Sukses

Awasi Penyaluran Dana Kompensasi BBM

Ada beberapa titik rawan dalam penyaluran dana kompensasi sebesar Rp 17 triliun. Misalnya kompensasi bidang kesehatan untuk lebih dari 36 juta rakyat miskin. Masyarakat harus ikut mengawasi.

Liputan6.com, Jakarta: Pemerintah akan mengucurkan dana kompensasi bahan bakar minyak sekitar Rp 17 triliun menyusul kenaikan harga BBM sebesar 29 persen. Penyaluran dana kompensasi BBM yang berasal dari dana alokasi subsidi BBM itu ditengarai rawan kebocoran. Hal itupun diakui Menteri Negara Perencanaan Pembangunan Nasional/Kepala Bappenas Sri Mulyani Indrawati di Jakarta, belum lama berselang.

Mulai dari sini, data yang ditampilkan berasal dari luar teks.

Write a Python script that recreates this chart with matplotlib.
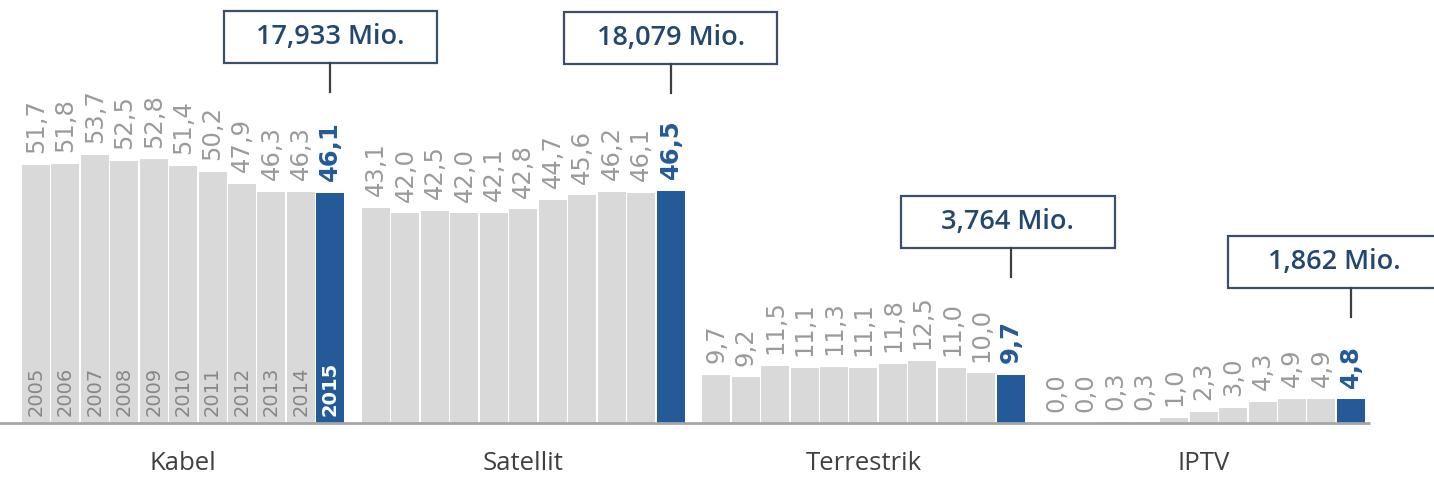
import matplotlib.pyplot as plt
from matplotlib.patches import Rectangle

plt.rcParams['font.family'] = ['Open Sans', 'DejaVu Sans']

years = [str(y) for y in range(2005, 2016)]
groups = ["Kabel", "Satellit", "Terrestrik", "IPTV"]
kabel = [51.7, 51.8, 53.7, 52.5, 52.8, 51.4, 50.2, 47.9, 46.3, 46.3, 46.1]
satellit = [43.1, 42.0, 42.5, 42.0, 42.1, 42.8, 44.7, 45.6, 46.2, 46.1, 46.5]
terrestrik = [9.7, 9.2, 11.5, 11.1, 11.3, 11.1, 11.8, 12.5, 11.0, 10.0, 9.7]
iptv = [0.0, 0.0, 0.3, 0.3, 1.0, 2.3, 3.0, 4.3, 4.9, 4.9, 4.8]
totals = ["17,933 Mio.", "18,079 Mio.", "3,764 Mio.", "1,862 Mio."]

series = [kabel, satellit, terrestrik, iptv]

GRAY = "#d9d9d9"
BLUE = "#245a97"
LABEL_GRAY = "#9a9a9a"
YEAR_GRAY = "#878787"
BOX_TEXT = "#24476f"
BOX_EDGE = "#3b4f6a"

group_step = 11.55
bar_w = 0.95

# callout layout: vertical centre of each box, horizontal nudge
box_y = [77.2, 77.0, 40.2, 32.2]
box_dx = [0.0, 0.0, -0.1, -0.55]
box_w, box_h = 7.25, 10.4

fig = plt.figure(figsize=(14.34, 4.79), dpi=100)
ax = fig.add_axes([0, 0, 1, 1])
ax.set_xlim(-1.217, 47.47)
ax.set_ylim(-11.2, 84.6)
ax.axis("off")

ax.plot([-1.55, 45.3], [0, 0], color="#a6a6a6", lw=2, solid_capstyle="butt", zorder=3)

fmt = lambda v: f"{v:.1f}".replace(".", ",")

for g, (name, vals) in enumerate(zip(groups, series)):
    xs = [g * group_step + i for i in range(len(vals))]
    colors = [GRAY] * (len(vals) - 1) + [BLUE]
    ax.bar(xs, vals, width=bar_w, color=colors, zorder=2)

    for i, (x, v) in enumerate(zip(xs, vals)):
        last = i == len(vals) - 1
        ax.text(x, v + 2.3, fmt(v), rotation=90, ha="center", va="bottom",
                fontsize=17.5, family="DejaVu Sans",
                fontweight="bold" if last else "normal",
                color=BLUE if last else LABEL_GRAY)
        if g == 0:
            ax.text(x, 1.5, years[i], rotation=90, ha="center", va="bottom",
                    fontsize=14, family="DejaVu Sans",
                    fontweight="bold" if last else "normal",
                    color="white" if last else YEAR_GRAY, zorder=4)

    ax.text(xs[0] + 5, -8.2, name, ha="center", va="center",
            fontsize=18.5, color="#404040")

    # total subscribers callout above the latest bar
    bx = xs[-1] + box_dx[g]
    by = box_y[g]
    ax.add_patch(Rectangle((bx - box_w / 2, by - box_h / 2), box_w, box_h,
                           facecolor="white", edgecolor=BOX_EDGE, lw=1.6, zorder=5))
    ax.text(bx, by, totals[g], ha="center", va="center", fontsize=19.5,
            fontweight="semibold", color=BOX_TEXT, zorder=6)
    ax.plot([xs[-1], xs[-1]], [by - box_h / 2, by - box_h / 2 - 5.8],
            color="#3f3f3f", lw=1.6, zorder=5)

fig.savefig("out.png", dpi=100)
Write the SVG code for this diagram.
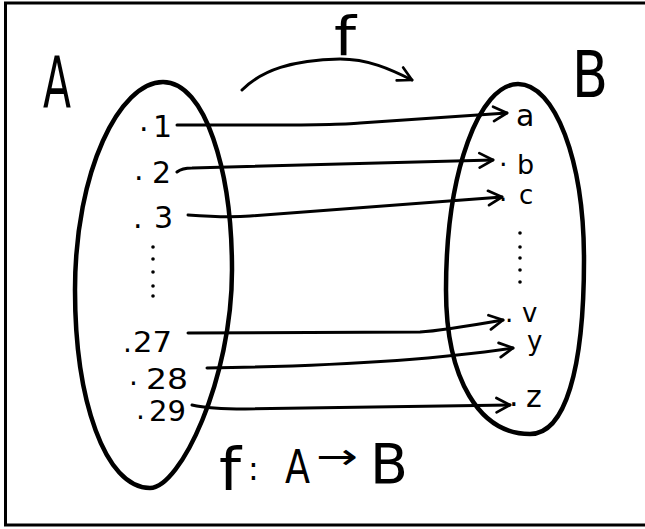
<svg xmlns="http://www.w3.org/2000/svg" width="645" height="529" viewBox="0 0 645 529">
<defs>
<style>
.ln{fill:none;stroke:#000;stroke-width:3;stroke-linecap:round;stroke-linejoin:round}
.set{fill:none;stroke:#000;stroke-width:4.5;stroke-linejoin:round}
.t{font-family:"DejaVu Sans","Liberation Sans",sans-serif;fill:#000}
.dot{fill:#000}
</style>
<marker id="head" viewBox="0 0 20 20" refX="18" refY="10" markerWidth="18" markerHeight="18" markerUnits="userSpaceOnUse" orient="auto">
<path d="M3,2 L18,10 L3,18" fill="none" stroke="#000" stroke-width="3" stroke-linecap="round" stroke-linejoin="round"/>
</marker>
</defs>
<rect x="0" y="0" width="645" height="529" fill="#fff"/>
<rect x="5.5" y="3" width="660" height="522" fill="none" stroke="#000" stroke-width="3"/>

<g id="setA">
<path class="set" d="M163,82 C205,82 232,170 232,270 C232,380 180,488 150,488 C105,488 75,400 75,290 C75,170 120,82 163,82 Z"/>
<text class="t" x="43" y="107" font-size="72" textLength="28" lengthAdjust="spacingAndGlyphs">A</text>
</g>
<g id="setB">
<path class="set" d="M518,84 C555,84 584,160 584,260 C584,370 565,434 530,434 C480,434 446,380 446,290 C446,170 480,84 518,84 Z"/>
<text class="t" x="572" y="97" font-size="64" textLength="36" lengthAdjust="spacingAndGlyphs">B</text>
</g>

<g id="a1"><text class="t" font-size="30"><tspan x="139" y="131">.</tspan><tspan x="153" y="137">1</tspan></text></g>
<g id="a2"><text class="t" font-size="30"><tspan x="134" y="180">.</tspan><tspan x="152" y="183">2</tspan></text></g>
<g id="a3"><text class="t" font-size="30"><tspan x="133" y="228">.</tspan><tspan x="154" y="228">3</tspan></text></g>
<g id="aDots">
<circle class="dot" cx="153" cy="247" r="1.8"/><circle class="dot" cx="153" cy="259" r="1.8"/><circle class="dot" cx="153" cy="272" r="1.8"/><circle class="dot" cx="153" cy="286" r="1.8"/><circle class="dot" cx="153" cy="296" r="1.8"/>
</g>
<g id="a27"><text class="t" font-size="28"><tspan x="123" y="352">.</tspan><tspan x="133" y="352" textLength="39" lengthAdjust="spacingAndGlyphs">27</tspan></text></g>
<g id="a28"><text class="t" font-size="28"><tspan x="129" y="385">.</tspan><tspan x="146" y="389" textLength="42" lengthAdjust="spacingAndGlyphs">28</tspan></text></g>
<g id="a29"><text class="t" font-size="28"><tspan x="136" y="419">.</tspan><tspan x="149" y="421" textLength="37" lengthAdjust="spacingAndGlyphs">29</tspan></text></g>

<g id="ba"><text class="t" x="516" y="126" font-size="30">a</text></g>
<g id="bb"><text class="t" font-size="27"><tspan x="499" y="166">.</tspan><tspan x="517" y="174">b</tspan></text></g>
<g id="bc"><text class="t" font-size="26"><tspan x="499" y="201">.</tspan><tspan x="519" y="204">c</tspan></text></g>
<g id="bDots">
<circle class="dot" cx="520" cy="233" r="1.8"/><circle class="dot" cx="520" cy="247" r="1.8"/><circle class="dot" cx="520" cy="258" r="1.8"/><circle class="dot" cx="520" cy="270" r="1.8"/><circle class="dot" cx="520" cy="282" r="1.8"/>
</g>
<g id="bv"><text class="t" font-size="26"><tspan x="505" y="322">.</tspan><tspan x="522" y="322">v</tspan></text></g>
<g id="by"><text class="t" font-size="26"><tspan x="507" y="350">.</tspan><tspan x="527" y="350">y</tspan></text></g>
<g id="bz"><text class="t" font-size="30"><tspan x="509" y="406">.</tspan><tspan x="526" y="407">z</tspan></text></g>

<g id="fmap">
<path class="ln" d="M242,90 C262,70 292,60 340,59 C368,59 390,69 412,80" marker-end="url(#head)"/>
<text class="t" x="334" y="55" font-size="54" textLength="22" lengthAdjust="spacingAndGlyphs">f</text>
</g>

<g id="connectors">
<path class="ln" d="M177,125 C260,125 330,126 360,123 L507,113" marker-end="url(#head)"/>
<path class="ln" d="M177,172 Q182,168 192,168 L493,160" marker-end="url(#head)"/>
<path class="ln" d="M188,215 Q228,218 250,216 L502,197" marker-end="url(#head)"/>
<path class="ln" d="M188,333 L420,332 Q440,331 503,320" marker-end="url(#head)"/>
<path class="ln" d="M207,368 Q400,365 513,348" marker-end="url(#head)"/>
<path class="ln" d="M192,405 Q210,409 245,409 L510,405" marker-end="url(#head)"/>
</g>

<g id="caption">
<text class="t" font-size="58"><tspan x="219" y="490" textLength="22" lengthAdjust="spacingAndGlyphs">f</tspan><tspan x="248" y="480" font-size="32">:</tspan><tspan x="285" y="483" font-size="46" textLength="25" lengthAdjust="spacingAndGlyphs">A</tspan><tspan x="316" y="469" font-size="36" textLength="42" lengthAdjust="spacingAndGlyphs">→</tspan><tspan x="370" y="483" font-size="56" textLength="38" lengthAdjust="spacingAndGlyphs">B</tspan></text>
</g>
</svg>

Kebijakan pemerintah mencabut subsidi BBM membuat pemerintah harus menaikkan harga BBM rata-rata 29 persen. Alasannya pemerintah ingin memindahkan subsidi yang selama ini dinikmati orang kaya kepada orang kecil. Alokasi BBM terbesar ditujukan untuk beasiswa masyarakat miskin yang mencapai Rp 5,6 triliun. Sisanya ditujukan untuk subsidi beras miskin (raskin), bantuan pembangunan desa tertinggal serta pengobatan gratis bagi masyarakat tidak mampu [baca: Kompensasi BBM Dikucurkan dalam Delapan Program Dasar].

Menneg PPN/Kepala Bappenas Sri Mulyani mengakui ada beberapa titik rawan dalam penyaluran dana kompensasi. Misalnya kompensasi bidang kesehatan untuk lebih dari 36 juta rakyat miskin. Pemerintah hanya mengacu pada data makro Badan Pusat Statistik (BPS) berdasarkan sensus pemodelan, sehingga tidak diketahui pasti secara jumlah dan tempat tinggal orang miskin. Hal inilah yang menjadi rawan kebocoran dana pada tingkat pelaksana [baca: Subsidi BBM untuk Siapa?].

Untuk mengantisipasi kebocoran tersebut, sebagai pengawas pemerintah provinsi merekrut tim monitoring yang bekerja sama dengan 30 perguruan tinggi. Selain itu juga disediakan Call Center BBM yang bisa dihubungi masyarakat jika ditemukan adanya penyelewengan. Masyarakat pun harus ikut mengawasi supaya dana kompensasi yang besar itu tidak menjadi ladang korupsi baru [baca: Penyaluran Dana Kompensasi Akan Diawasi Ketat].

Kenaikan harga BBM telah memicu kenaikan ongkos transportasi dan berbagai biaya lainnya. Sejumlah pelaku usaha juga harus memutar otak untuk menyiasati harga agar barang hasil produksi tetap dapat terjangkau masyarakat.

Pada malam sebelum diberlakukannya harga BBM yang baru, sejumlah stasiun pengisian bahan bakar untuk umum (SPBU) dipadati kendaraan bermotor. Warga berharap dapat berhemat ribuan rupiah sebelum harus membayar BBM dengan tarif baru.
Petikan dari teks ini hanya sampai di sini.